BEGIN Given material

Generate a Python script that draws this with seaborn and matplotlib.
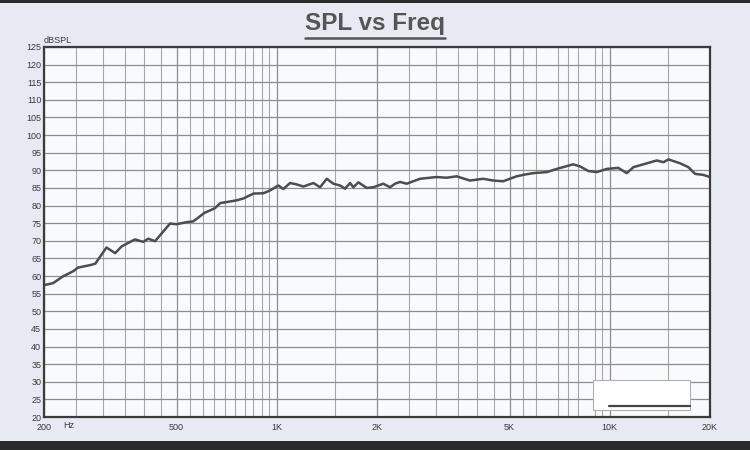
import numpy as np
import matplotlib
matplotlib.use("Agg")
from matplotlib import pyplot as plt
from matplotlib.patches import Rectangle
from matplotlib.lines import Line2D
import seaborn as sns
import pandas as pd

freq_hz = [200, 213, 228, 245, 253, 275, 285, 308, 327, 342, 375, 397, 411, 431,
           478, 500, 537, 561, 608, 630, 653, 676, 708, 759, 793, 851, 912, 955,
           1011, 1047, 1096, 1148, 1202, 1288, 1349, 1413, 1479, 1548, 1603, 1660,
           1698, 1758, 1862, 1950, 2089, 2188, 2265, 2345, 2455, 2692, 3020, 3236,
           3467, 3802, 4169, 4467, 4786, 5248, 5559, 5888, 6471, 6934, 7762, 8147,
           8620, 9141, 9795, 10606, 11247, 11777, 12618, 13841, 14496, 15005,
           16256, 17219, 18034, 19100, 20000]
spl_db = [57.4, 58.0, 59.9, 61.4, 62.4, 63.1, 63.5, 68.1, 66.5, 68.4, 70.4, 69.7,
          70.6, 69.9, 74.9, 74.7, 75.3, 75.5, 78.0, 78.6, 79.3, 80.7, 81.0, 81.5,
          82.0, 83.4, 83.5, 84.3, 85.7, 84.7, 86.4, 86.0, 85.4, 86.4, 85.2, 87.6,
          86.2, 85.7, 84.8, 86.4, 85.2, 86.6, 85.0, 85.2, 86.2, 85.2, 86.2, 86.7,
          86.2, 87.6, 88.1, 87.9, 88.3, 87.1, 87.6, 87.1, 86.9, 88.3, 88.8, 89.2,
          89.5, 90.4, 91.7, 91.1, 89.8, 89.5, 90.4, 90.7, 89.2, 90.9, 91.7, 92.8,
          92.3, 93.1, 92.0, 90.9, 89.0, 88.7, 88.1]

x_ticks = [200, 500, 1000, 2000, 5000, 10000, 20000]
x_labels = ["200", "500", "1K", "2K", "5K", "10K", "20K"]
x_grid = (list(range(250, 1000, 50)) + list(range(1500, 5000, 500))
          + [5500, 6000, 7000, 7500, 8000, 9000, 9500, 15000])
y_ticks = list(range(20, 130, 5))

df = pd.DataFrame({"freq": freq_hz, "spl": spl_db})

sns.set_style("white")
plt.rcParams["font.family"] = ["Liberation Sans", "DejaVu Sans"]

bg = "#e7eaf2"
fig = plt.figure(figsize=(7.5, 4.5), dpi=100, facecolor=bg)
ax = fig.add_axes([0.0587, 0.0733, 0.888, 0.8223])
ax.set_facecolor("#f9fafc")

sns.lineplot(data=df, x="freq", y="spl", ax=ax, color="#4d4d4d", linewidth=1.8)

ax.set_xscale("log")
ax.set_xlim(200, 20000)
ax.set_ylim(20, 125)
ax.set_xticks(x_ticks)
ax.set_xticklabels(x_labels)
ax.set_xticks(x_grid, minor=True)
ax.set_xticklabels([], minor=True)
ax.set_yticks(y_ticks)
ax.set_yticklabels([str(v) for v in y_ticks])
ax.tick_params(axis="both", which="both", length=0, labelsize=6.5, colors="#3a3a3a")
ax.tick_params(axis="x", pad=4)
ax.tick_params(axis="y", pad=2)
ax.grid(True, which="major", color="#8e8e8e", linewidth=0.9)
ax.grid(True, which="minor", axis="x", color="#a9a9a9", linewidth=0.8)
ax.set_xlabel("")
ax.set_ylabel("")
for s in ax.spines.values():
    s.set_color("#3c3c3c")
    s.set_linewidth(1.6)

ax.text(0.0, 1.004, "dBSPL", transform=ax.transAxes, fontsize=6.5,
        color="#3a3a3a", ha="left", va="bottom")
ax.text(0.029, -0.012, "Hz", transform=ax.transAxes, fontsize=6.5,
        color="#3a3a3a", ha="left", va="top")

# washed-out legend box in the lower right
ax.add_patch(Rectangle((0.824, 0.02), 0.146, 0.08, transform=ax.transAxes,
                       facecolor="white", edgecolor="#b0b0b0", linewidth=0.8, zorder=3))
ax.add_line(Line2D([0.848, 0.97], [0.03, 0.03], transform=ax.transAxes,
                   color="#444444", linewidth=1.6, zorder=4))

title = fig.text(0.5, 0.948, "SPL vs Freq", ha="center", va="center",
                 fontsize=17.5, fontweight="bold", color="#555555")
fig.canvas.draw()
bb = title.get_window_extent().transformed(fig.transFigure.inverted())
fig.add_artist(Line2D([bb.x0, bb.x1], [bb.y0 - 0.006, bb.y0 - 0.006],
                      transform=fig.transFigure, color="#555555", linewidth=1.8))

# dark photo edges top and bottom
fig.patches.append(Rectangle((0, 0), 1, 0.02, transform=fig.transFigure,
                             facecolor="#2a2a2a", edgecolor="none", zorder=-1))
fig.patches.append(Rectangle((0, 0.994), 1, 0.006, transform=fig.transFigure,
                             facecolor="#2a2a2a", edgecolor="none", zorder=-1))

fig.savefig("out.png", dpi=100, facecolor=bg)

END Given material

■ Goal
Repeat the lines above exactly, and keep every picture out.

■ Output of the exercise
Generate a Python script that draws this with seaborn and matplotlib.
import numpy as np
import matplotlib
matplotlib.use("Agg")
from matplotlib import pyplot as plt
from matplotlib.patches import Rectangle
from matplotlib.lines import Line2D
import seaborn as sns
import pandas as pd

freq_hz = [200, 213, 228, 245, 253, 275, 285, 308, 327, 342, 375, 397, 411, 431,
           478, 500, 537, 561, 608, 630, 653, 676, 708, 759, 793, 851, 912, 955,
           1011, 1047, 1096, 1148, 1202, 1288, 1349, 1413, 1479, 1548, 1603, 1660,
           1698, 1758, 1862, 1950, 2089, 2188, 2265, 2345, 2455, 2692, 3020, 3236,
           3467, 3802, 4169, 4467, 4786, 5248, 5559, 5888, 6471, 6934, 7762, 8147,
           8620, 9141, 9795, 10606, 11247, 11777, 12618, 13841, 14496, 15005,
           16256, 17219, 18034, 19100, 20000]
spl_db = [57.4, 58.0, 59.9, 61.4, 62.4, 63.1, 63.5, 68.1, 66.5, 68.4, 70.4, 69.7,
          70.6, 69.9, 74.9, 74.7, 75.3, 75.5, 78.0, 78.6, 79.3, 80.7, 81.0, 81.5,
          82.0, 83.4, 83.5, 84.3, 85.7, 84.7, 86.4, 86.0, 85.4, 86.4, 85.2, 87.6,
          86.2, 85.7, 84.8, 86.4, 85.2, 86.6, 85.0, 85.2, 86.2, 85.2, 86.2, 86.7,
          86.2, 87.6, 88.1, 87.9, 88.3, 87.1, 87.6, 87.1, 86.9, 88.3, 88.8, 89.2,
          89.5, 90.4, 91.7, 91.1, 89.8, 89.5, 90.4, 90.7, 89.2, 90.9, 91.7, 92.8,
          92.3, 93.1, 92.0, 90.9, 89.0, 88.7, 88.1]

x_ticks = [200, 500, 1000, 2000, 5000, 10000, 20000]
x_labels = ["200", "500", "1K", "2K", "5K", "10K", "20K"]
x_grid = (list(range(250, 1000, 50)) + list(range(1500, 5000, 500))
          + [5500, 6000, 7000, 7500, 8000, 9000, 9500, 15000])
y_ticks = list(range(20, 130, 5))

df = pd.DataFrame({"freq": freq_hz, "spl": spl_db})

sns.set_style("white")
plt.rcParams["font.family"] = ["Liberation Sans", "DejaVu Sans"]

bg = "#e7eaf2"
fig = plt.figure(figsize=(7.5, 4.5), dpi=100, facecolor=bg)
ax = fig.add_axes([0.0587, 0.0733, 0.888, 0.8223])
ax.set_facecolor("#f9fafc")

sns.lineplot(data=df, x="freq", y="spl", ax=ax, color="#4d4d4d", linewidth=1.8)

ax.set_xscale("log")
ax.set_xlim(200, 20000)
ax.set_ylim(20, 125)
ax.set_xticks(x_ticks)
ax.set_xticklabels(x_labels)
ax.set_xticks(x_grid, minor=True)
ax.set_xticklabels([], minor=True)
ax.set_yticks(y_ticks)
ax.set_yticklabels([str(v) for v in y_ticks])
ax.tick_params(axis="both", which="both", length=0, labelsize=6.5, colors="#3a3a3a")
ax.tick_params(axis="x", pad=4)
ax.tick_params(axis="y", pad=2)
ax.grid(True, which="major", color="#8e8e8e", linewidth=0.9)
ax.grid(True, which="minor", axis="x", color="#a9a9a9", linewidth=0.8)
ax.set_xlabel("")
ax.set_ylabel("")
for s in ax.spines.values():
    s.set_color("#3c3c3c")
    s.set_linewidth(1.6)

ax.text(0.0, 1.004, "dBSPL", transform=ax.transAxes, fontsize=6.5,
        color="#3a3a3a", ha="left", va="bottom")
ax.text(0.029, -0.012, "Hz", transform=ax.transAxes, fontsize=6.5,
        color="#3a3a3a", ha="left", va="top")

# washed-out legend box in the lower right
ax.add_patch(Rectangle((0.824, 0.02), 0.146, 0.08, transform=ax.transAxes,
                       facecolor="white", edgecolor="#b0b0b0", linewidth=0.8, zorder=3))
ax.add_line(Line2D([0.848, 0.97], [0.03, 0.03], transform=ax.transAxes,
                   color="#444444", linewidth=1.6, zorder=4))

title = fig.text(0.5, 0.948, "SPL vs Freq", ha="center", va="center",
                 fontsize=17.5, fontweight="bold", color="#555555")
fig.canvas.draw()
bb = title.get_window_extent().transformed(fig.transFigure.inverted())
fig.add_artist(Line2D([bb.x0, bb.x1], [bb.y0 - 0.006, bb.y0 - 0.006],
                      transform=fig.transFigure, color="#555555", linewidth=1.8))

# dark photo edges top and bottom
fig.patches.append(Rectangle((0, 0), 1, 0.02, transform=fig.transFigure,
                             facecolor="#2a2a2a", edgecolor="none", zorder=-1))
fig.patches.append(Rectangle((0, 0.994), 1, 0.006, transform=fig.transFigure,
                             facecolor="#2a2a2a", edgecolor="none", zorder=-1))

fig.savefig("out.png", dpi=100, facecolor=bg)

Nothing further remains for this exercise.